Over the last few years, Channel 4 has helped put a new face on British animation. Jill McGreal reports how women will lead the broadcaster into series television using the irreverent talents of Candy Guard and Sarah Ann Kennedy.
Posted In | Magazines: AnimationWorld

Animation moves around the globe finding the right conditions of production and digging in for the duration. At various times, and for various reasons, the best work has to come out of America, Canada, Eastern Europe...wherever the climate permitted.

Sometime in the eighties it landed in Britain, where animators began to produce increasingly confident work resulting in the recent run of international prizes. At the recent Pre-Selection Committee for the Zagreb World Festival of Animated Film, now thankfully back on form after a rocky war-torn patch, there were 450 entries to the competition section, of which 133 were from Britain--by far the largest number for any one country.

The standard of this work was high and the range of subject matter, techniques and individual styles stretched across the board. There were robust showings of experimental, political, personal and narrative work commissioned or produced by a host of national and local funding bodies.

It's an interesting time for any filmmaker to be at work in the UK. In the past decade and a half, along with other Western democracies, we have, according to the pundits, entered a new post-modern era. In Britain, this era was ushered in by Thatcherism in 1979, where the population is still held in the moral grip of its right-wing politics of conviction--despite the succession of scandals, resignations, sackings, by-election losses and a distinct change in the political atmosphere.
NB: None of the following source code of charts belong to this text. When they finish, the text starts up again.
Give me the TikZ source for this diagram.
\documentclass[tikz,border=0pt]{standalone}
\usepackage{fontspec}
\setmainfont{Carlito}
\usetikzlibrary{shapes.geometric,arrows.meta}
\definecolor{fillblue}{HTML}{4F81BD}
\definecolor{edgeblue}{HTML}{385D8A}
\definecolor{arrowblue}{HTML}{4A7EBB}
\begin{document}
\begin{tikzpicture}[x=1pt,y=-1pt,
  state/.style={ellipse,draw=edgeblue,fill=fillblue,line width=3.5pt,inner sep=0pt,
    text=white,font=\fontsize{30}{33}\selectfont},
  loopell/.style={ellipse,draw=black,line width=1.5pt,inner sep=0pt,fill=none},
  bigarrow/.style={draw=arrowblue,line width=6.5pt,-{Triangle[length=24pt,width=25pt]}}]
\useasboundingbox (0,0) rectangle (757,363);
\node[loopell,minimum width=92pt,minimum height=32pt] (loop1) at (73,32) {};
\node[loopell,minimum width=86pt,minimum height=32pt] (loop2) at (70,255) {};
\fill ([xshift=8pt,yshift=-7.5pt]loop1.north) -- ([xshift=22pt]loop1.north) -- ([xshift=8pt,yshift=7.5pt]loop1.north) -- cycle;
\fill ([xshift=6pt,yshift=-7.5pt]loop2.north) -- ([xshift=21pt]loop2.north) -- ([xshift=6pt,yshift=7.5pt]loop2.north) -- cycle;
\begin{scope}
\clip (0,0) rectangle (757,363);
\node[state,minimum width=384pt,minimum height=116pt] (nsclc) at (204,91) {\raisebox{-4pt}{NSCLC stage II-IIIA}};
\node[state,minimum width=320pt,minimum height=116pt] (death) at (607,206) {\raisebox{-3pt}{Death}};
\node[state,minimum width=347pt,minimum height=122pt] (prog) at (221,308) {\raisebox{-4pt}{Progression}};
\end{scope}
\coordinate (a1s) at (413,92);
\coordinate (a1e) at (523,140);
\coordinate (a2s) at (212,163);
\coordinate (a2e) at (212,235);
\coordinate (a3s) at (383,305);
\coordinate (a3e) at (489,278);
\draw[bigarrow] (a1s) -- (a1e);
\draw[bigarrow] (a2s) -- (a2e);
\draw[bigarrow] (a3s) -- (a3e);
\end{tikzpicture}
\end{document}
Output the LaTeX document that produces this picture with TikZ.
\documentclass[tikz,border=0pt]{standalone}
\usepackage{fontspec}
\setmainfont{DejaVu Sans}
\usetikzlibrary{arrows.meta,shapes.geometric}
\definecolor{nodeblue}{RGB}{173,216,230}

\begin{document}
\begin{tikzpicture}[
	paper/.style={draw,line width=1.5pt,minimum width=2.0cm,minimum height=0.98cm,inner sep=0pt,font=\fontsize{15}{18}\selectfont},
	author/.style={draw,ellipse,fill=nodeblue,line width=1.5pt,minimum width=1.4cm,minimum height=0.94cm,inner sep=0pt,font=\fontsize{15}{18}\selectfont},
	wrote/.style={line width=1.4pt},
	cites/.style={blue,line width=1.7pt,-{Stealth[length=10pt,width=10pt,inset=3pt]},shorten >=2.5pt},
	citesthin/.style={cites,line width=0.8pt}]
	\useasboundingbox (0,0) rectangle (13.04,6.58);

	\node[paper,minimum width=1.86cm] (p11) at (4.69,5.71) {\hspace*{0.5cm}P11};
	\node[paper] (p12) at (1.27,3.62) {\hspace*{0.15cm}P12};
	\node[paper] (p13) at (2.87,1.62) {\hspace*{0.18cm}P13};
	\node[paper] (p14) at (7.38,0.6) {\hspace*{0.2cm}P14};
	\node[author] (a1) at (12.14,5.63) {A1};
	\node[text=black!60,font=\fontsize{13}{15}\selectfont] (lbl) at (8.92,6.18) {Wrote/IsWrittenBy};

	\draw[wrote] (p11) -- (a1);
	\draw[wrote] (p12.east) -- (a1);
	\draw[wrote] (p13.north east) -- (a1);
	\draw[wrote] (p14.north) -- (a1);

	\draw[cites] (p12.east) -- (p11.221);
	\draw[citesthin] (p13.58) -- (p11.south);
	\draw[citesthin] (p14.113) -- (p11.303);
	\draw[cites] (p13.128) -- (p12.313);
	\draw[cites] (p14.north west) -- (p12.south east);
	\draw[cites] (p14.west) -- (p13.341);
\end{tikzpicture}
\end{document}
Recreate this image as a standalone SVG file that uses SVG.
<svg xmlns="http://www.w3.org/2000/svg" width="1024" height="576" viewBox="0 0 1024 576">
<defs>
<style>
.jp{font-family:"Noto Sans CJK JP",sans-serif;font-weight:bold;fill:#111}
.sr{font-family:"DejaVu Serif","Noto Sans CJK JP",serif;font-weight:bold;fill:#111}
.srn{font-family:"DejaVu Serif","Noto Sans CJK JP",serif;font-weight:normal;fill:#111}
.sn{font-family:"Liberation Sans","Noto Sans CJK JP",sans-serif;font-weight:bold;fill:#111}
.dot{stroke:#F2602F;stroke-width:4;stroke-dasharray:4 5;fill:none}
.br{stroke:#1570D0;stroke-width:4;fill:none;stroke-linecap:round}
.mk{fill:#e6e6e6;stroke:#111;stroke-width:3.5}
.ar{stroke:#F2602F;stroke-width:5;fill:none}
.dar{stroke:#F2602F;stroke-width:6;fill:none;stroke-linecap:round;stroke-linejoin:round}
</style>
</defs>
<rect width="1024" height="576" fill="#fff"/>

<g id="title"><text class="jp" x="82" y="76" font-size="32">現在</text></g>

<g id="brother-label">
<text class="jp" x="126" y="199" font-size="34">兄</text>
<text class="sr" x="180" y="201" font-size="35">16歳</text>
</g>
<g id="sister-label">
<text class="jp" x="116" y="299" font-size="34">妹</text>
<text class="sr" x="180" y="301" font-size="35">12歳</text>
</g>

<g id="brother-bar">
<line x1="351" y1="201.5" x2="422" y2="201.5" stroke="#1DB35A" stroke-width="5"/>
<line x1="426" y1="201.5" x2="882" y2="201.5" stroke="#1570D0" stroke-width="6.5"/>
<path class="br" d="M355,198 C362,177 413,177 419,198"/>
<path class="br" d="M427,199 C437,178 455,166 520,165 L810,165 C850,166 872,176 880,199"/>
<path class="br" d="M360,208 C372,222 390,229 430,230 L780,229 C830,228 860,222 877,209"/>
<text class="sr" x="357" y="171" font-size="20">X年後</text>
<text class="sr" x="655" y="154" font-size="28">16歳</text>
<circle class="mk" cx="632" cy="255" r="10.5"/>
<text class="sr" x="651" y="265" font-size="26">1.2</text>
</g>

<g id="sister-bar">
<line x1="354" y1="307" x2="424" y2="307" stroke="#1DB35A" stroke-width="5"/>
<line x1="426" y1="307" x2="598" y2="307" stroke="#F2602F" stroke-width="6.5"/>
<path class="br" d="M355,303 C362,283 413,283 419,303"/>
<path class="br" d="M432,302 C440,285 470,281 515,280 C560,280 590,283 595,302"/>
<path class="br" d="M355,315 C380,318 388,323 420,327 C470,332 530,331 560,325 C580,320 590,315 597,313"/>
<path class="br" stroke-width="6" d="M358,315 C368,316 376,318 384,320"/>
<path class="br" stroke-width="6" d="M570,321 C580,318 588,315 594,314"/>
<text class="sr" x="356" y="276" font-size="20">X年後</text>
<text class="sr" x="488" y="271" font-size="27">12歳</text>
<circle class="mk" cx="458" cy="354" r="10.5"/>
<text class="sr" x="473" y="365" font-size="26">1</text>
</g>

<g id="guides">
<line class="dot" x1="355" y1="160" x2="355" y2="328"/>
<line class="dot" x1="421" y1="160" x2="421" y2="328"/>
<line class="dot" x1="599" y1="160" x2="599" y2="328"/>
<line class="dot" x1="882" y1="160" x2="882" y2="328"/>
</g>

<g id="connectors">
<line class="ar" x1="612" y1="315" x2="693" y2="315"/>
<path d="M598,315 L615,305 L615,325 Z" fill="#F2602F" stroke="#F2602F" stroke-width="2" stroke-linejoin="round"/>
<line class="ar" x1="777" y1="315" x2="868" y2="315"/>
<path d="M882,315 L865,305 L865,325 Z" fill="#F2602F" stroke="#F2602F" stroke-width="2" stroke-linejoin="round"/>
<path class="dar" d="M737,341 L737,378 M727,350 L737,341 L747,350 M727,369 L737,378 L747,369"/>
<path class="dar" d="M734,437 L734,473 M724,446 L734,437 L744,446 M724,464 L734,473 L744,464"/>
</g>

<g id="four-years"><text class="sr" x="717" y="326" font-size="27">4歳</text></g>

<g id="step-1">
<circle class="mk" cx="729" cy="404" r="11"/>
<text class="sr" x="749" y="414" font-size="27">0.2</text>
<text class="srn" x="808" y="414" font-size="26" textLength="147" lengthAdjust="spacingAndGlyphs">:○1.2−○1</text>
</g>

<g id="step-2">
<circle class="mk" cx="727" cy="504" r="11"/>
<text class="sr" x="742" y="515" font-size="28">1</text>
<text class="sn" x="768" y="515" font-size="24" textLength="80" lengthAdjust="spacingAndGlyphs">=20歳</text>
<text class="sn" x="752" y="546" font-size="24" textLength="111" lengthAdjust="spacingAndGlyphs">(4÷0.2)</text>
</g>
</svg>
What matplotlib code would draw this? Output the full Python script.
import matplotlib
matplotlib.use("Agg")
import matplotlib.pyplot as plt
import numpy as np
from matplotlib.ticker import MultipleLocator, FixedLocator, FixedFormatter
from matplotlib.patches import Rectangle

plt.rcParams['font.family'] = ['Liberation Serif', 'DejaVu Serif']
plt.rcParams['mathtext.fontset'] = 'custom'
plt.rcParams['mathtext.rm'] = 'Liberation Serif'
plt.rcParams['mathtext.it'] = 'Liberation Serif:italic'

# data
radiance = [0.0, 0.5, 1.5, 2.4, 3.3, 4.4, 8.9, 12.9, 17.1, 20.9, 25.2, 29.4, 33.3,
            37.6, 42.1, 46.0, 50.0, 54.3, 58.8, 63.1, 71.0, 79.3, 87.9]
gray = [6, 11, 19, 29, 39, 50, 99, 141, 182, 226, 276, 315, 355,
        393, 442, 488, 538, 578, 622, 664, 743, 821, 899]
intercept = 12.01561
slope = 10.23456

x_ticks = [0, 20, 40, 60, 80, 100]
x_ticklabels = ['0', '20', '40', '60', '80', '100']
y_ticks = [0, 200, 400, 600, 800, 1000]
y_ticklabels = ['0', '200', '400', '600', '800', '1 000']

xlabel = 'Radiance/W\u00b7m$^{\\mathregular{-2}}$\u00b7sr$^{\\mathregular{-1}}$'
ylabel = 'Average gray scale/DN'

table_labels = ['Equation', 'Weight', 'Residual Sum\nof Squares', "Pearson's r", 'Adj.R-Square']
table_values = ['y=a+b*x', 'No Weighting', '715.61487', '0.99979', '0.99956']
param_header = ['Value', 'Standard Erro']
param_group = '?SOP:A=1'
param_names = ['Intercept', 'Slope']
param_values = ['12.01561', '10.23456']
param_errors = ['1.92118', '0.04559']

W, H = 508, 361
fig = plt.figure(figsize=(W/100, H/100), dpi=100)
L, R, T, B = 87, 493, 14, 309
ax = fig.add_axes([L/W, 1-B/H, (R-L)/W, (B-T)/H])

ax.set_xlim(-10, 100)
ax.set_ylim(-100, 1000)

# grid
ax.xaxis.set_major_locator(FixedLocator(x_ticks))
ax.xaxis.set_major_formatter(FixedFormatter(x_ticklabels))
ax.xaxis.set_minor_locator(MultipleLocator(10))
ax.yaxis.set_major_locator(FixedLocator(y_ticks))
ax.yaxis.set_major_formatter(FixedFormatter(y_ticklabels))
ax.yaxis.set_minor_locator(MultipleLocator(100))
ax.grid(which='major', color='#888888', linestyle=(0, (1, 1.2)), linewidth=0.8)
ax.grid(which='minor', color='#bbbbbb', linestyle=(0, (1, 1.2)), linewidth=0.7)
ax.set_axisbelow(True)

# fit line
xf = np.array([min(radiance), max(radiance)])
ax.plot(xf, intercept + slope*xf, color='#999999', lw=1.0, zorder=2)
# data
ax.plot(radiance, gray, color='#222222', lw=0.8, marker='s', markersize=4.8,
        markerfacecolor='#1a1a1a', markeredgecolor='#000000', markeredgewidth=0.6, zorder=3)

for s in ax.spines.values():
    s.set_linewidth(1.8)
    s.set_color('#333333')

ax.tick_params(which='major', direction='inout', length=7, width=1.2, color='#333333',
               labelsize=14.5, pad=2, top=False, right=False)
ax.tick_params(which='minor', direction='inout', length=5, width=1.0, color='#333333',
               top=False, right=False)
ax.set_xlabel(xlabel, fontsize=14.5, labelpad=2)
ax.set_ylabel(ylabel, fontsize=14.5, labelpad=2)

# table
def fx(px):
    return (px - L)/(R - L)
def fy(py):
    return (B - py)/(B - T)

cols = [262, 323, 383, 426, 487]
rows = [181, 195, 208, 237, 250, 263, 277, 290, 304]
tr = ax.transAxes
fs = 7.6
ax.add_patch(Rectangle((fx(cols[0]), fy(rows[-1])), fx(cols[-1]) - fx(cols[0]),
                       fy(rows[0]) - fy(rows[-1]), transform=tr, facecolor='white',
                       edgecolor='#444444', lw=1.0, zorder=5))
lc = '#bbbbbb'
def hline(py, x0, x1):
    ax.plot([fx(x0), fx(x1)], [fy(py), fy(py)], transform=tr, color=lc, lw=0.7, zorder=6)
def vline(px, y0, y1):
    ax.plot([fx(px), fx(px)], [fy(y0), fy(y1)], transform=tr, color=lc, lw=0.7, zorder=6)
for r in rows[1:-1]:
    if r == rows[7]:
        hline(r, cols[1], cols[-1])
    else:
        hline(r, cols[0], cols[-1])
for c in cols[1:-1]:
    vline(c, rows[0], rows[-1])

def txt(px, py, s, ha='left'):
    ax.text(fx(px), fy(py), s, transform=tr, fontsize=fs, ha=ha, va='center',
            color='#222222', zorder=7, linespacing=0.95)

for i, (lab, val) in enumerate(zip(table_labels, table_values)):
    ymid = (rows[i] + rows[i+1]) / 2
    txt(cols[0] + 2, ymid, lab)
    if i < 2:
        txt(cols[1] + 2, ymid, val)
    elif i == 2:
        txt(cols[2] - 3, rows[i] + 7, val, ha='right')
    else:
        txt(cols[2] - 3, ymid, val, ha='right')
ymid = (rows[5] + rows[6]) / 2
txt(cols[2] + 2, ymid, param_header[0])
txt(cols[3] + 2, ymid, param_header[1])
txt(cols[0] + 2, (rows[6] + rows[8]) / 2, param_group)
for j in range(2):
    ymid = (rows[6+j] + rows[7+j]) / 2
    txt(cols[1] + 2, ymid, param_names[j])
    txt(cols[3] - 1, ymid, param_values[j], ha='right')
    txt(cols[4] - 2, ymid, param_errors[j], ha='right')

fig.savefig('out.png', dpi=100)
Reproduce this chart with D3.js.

But not all of the social change of the last decade has been for the worse. The trickle down effect of the 1974 Sexual Discrimination Act began to speed up as the eighties-style ideologies promoted individualism wherever it came from--post-feminism arrived as part of the post-modern package.

Deregulation of the public service sector--a Thatcherite imperative and definitive of the pattern of social change in the UK over the past decade--started in a small way when Channel 4 began transmitting on November 2, 1982; it was a daring move, which increased the number of television channels available in the UK from three to four!

Animation for Adults
The channel's mandate to deliver innovative work to specialized audiences was interpreted generously and, as part of a wider scheduling experiment, animation for adults was given its own commissioning department. It's impossible not to link this development with the growth of animation in the UK; indeed, Channel 4's role in the benign circle of funding and stimulation of talent has been recognized at all levels.